Mine is an L-Shape Flat Roof Patio. 5.4m x 3.175m. I've had a few quotes incl product, installation and council approval most come in around $4300-$4500 (although I haven't gone in depth with them about what kind of sheeting they use). I can buy the product straight from Stratco for $2200 (Prodeck sheeting) or $2100 (Sanctuary). Just seems like alot of hassle and money to get council approval and as you say they might reject it in the end anyway.

----------


## Lizsbott

Hi, I am in Brisbane too. Did you ever find out what you needed to do for council approval in bris?
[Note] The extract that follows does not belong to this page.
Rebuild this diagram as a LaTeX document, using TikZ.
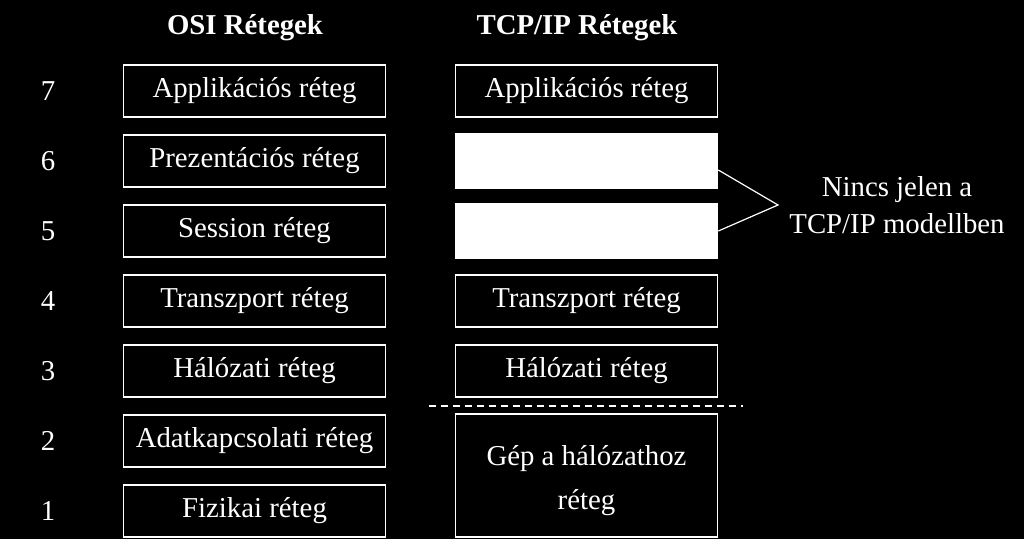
\documentclass[tikz,border=0pt]{standalone}
\usepackage{fontspec}
\setmainfont{Liberation Serif}
\begin{document}
\begin{tikzpicture}[x=1pt,y=-1pt,
  layer/.style={draw=white,line width=1.6pt,minimum width=262pt,minimum height=52pt,inner sep=0pt,text=white,font=\fontsize{28.8}{32}\selectfont},
  blank/.style={layer,fill=white},
  num/.style={text=white,font=\fontsize{28.8}{32}\selectfont},
  head/.style={text=white,font=\fontsize{28.8}{32}\selectfont\bfseries},
  lbl/.style={text=white,align=center,font=\fontsize{28.8}{37}\selectfont},
  conn/.style={draw=white,line width=1.2pt}]
\fill[black] (0,0) rectangle (1024,539);
\useasboundingbox (0,0) rectangle (1024,539);
\node[head] (hosi) at (245,28) {OSI Rétegek};
\node[head] (htcp) at (577,28) {TCP/IP Rétegek};
\foreach \n/\t [count=\i from 0] in {7/Applikációs réteg,6/Prezentációs réteg,5/Session réteg,4/Transzport réteg,3/Hálózati réteg,2/Adatkapcsolati réteg,1/Fizikai réteg}{
  \node[num] (n\n) at (48,{91+70*\i}) {\n};
  \node[layer] (o\n) at (254.5,{91+70*\i}) {\t};
}
\node[layer] (t7) at (586.5,91) {Applikációs réteg};
\node[blank,minimum height=54pt] (t6) at (586.5,161) {};
\node[blank,minimum height=54pt] (t5) at (586.5,231) {};
\node[layer] (t4) at (586.5,301) {Transzport réteg};
\node[layer] (t3) at (586.5,371) {Hálózati réteg};
\node[layer,minimum height=123pt] (t21) at (586.5,475.5) {};
\node[lbl,font=\fontsize{28.8}{44}\selectfont] (t21txt) at (586.5,481) {Gép a hálózathoz\\réteg};
\coordinate (dl) at (429,406);
\coordinate (dr) at (743,406);
\draw[white,line width=1.2pt,dash pattern=on 7pt off 5pt] (dl) -- (dr);
\coordinate (tip) at (778,205);
\draw[conn] (t6.east |- 0,170) -- (tip) -- (t5.east |- 0,231);
\node[lbl] (note) at (897,205) {Nincs jelen a\\TCP/IP modellben};
\end{tikzpicture}
\end{document}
We just brought a carport from stratco but it hasn't come with any drawings or instructions...
Thanks

----------


## ringtail

G'day lizsbott, you will have to find a private certifier and will need to submit at least a site plan ( draw it yourself) that shows where the carport is to go in relation to the boundary alignments. If it falls within the set backs you will need a relaxation ( $ 660 and 4 weeks ) from the council and then the usual inspections and final from the certifier ( about $ 770 ). You should be able to erect it yourself as the value should be less than $ 11 000. Stratco should provide you with a form 15 for the design of the carport which you then give to the certifier. Some certifiers insist on getting the boundaries surveyed ( at great cost to you ) to ensure that the carport is in fact on your property.

----------